理工学部物理・数理学科の坂本貴紀教授の国際共同研究グループは、昨年3月に報告された新天体Swift J1818.0-1607が、稀有な中性子星の一種、「マグネター」であることを突き止めた。中性子星の研究の進展が期待される。
中性子星は、太陽と同じくらいの質量で半径が約10キロメートルという天体で、その密度は角砂糖1個の大きさに全人類の重さを押し込めた状態に匹敵するほど超高密度である。その内部は原子核の密度を超えるため、原子核物理学や重力波天文学の研究において注目されている。これまでに中性子星は、銀河系を中心に2800天体ほどが見つかっているが、その中で「マグネター」は、最も磁場が強い天体である。また、現在はまだ20天体ほどしか知られていない。

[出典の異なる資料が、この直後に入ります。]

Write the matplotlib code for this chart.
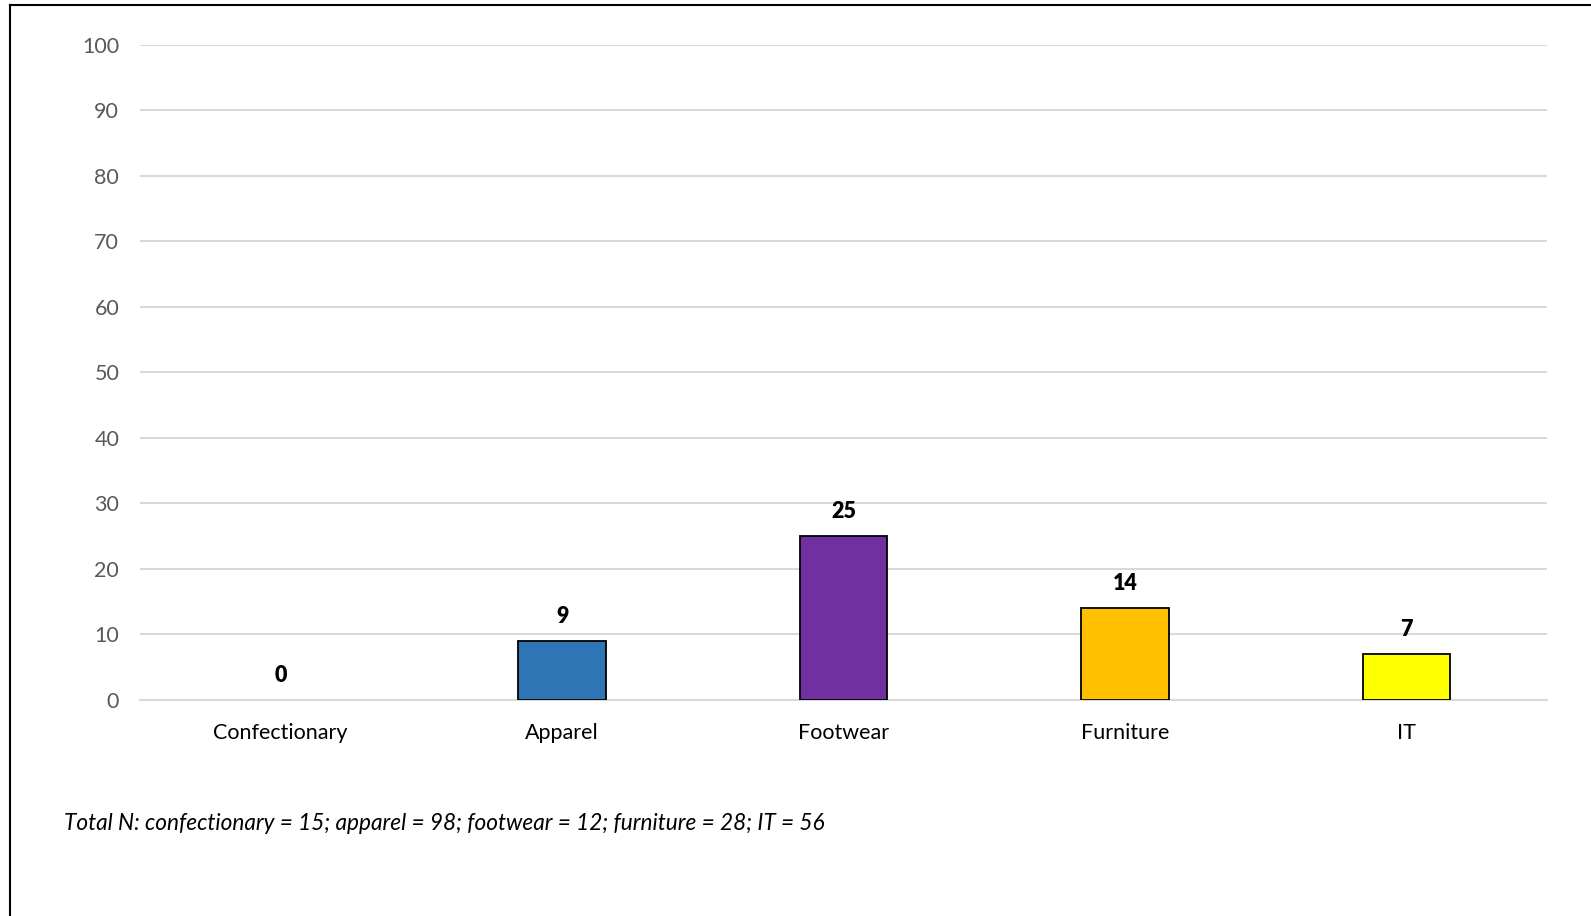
import matplotlib
matplotlib.use('Agg')
import matplotlib.pyplot as plt
from matplotlib.lines import Line2D

# 数据
categories = ['Confectionary', 'Apparel', 'Footwear', 'Furniture', 'IT']
values = [0, 9, 25, 14, 7]
bar_colors = ['#FFFFFF', '#2E75B6', '#7030A0', '#FFC000', '#FFFF00']
note = 'Total N: confectionary = 15; apparel = 98; footwear = 12; furniture = 28; IT = 56'

plt.rcParams['font.family'] = ['Lato', 'DejaVu Sans']

W, H = 1591, 916
fig = plt.figure(figsize=(W / 100, H / 100), dpi=100)
ax = fig.add_axes([140 / W, 1 - 700 / H, (1547 - 140) / W, (700 - 44.6) / H])

x = list(range(len(categories)))
for i, v in enumerate(values):
    if v > 0:
        ax.bar(i, v, width=0.31, color=bar_colors[i], edgecolor='black',
               linewidth=1.3, zorder=3)
    ax.annotate(str(v), (i, v), xytext=(0, 10), textcoords='offset points',
                ha='center', va='bottom', fontsize=15.5, fontweight='heavy',
                color='black')

ax.set_xlim(-0.5, len(categories) - 0.5)
ax.set_ylim(0, 100)
ax.set_yticks(range(0, 101, 10))
ax.set_xticks(x)
ax.set_xticklabels(categories)
ax.grid(axis='y', color='#D9D9D9', linewidth=1.5, zorder=0)
ax.set_axisbelow(True)
for s in ['top', 'right', 'left']:
    ax.spines[s].set_visible(False)
ax.spines['bottom'].set_color('#D9D9D9')
ax.spines['bottom'].set_linewidth(1.5)
ax.tick_params(axis='y', length=0, pad=15, labelsize=15.5, labelcolor='#595959')
ax.tick_params(axis='x', length=0, pad=16.5, labelsize=15.5, labelcolor='black')

fig.text(64 / W, 1 - 824 / H, note, fontsize=16.3, style='italic',
         ha='left', va='center', color='black')

# 外框（左边和上边）
fig.add_artist(Line2D([10 / W, 10 / W], [0, 1 - 5 / H], transform=fig.transFigure,
                      color='black', linewidth=1.5))
fig.add_artist(Line2D([10 / W, 1], [1 - 5 / H, 1 - 5 / H], transform=fig.transFigure,
                      color='black', linewidth=1.5))

fig.savefig('out.png', dpi=100)
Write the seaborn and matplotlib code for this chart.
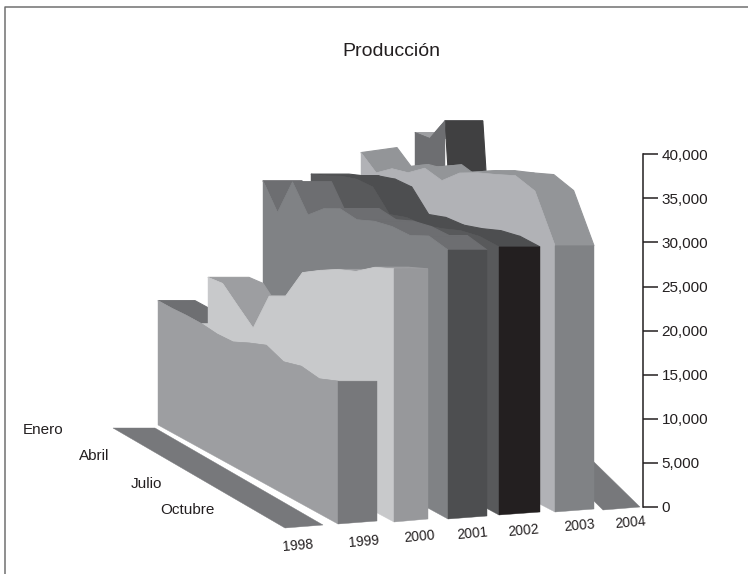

2020年3月12日、アメリカ航空宇宙局(NASA)が運用するスウィフト衛星に搭載されたガンマ線バースト観測を目的とした検出器が、継続時間10ミリ秒ほどのX線のバースト現象を検出し、その方向に新天体Swift J1818.0-1607が発見された。その後、坂本貴紀教授らの国際共同研究グループは、国際宇宙ステーションに搭載されたX線望遠鏡NICERを用いてバースト検出から4時間後に追観測を開始し、1.36秒後の周期的な信号を検出した。それらを組み合わせることで、Swift J1818.0-1607が宇宙で最強の磁石星といわれる「マグネター」であると突き止めることができた。
中性子星の大多数は、回転エネルギーで光る「電波パルサー」という種族である。その一方で「マグネター」は、他の中性子星よりも自転が遅いことから回転エネルギーではなく、磁気エネルギーを開放して輝いている。今回発見されたSwift J1818.0-1607は「マグネター」として振る舞いつつも、「電波パルサー」の特徴をも兼ね備える特異なものだ。「今後、中性子星の進化を理解する上で、異なる種族を結びつける架け橋になるのではないか」と坂本教授は期待している。
坂本教授は「今回行ったような連携をし、まだまだ眠っているであろうマグネターをどんどん発見していきたい」と今後の展望を語っている。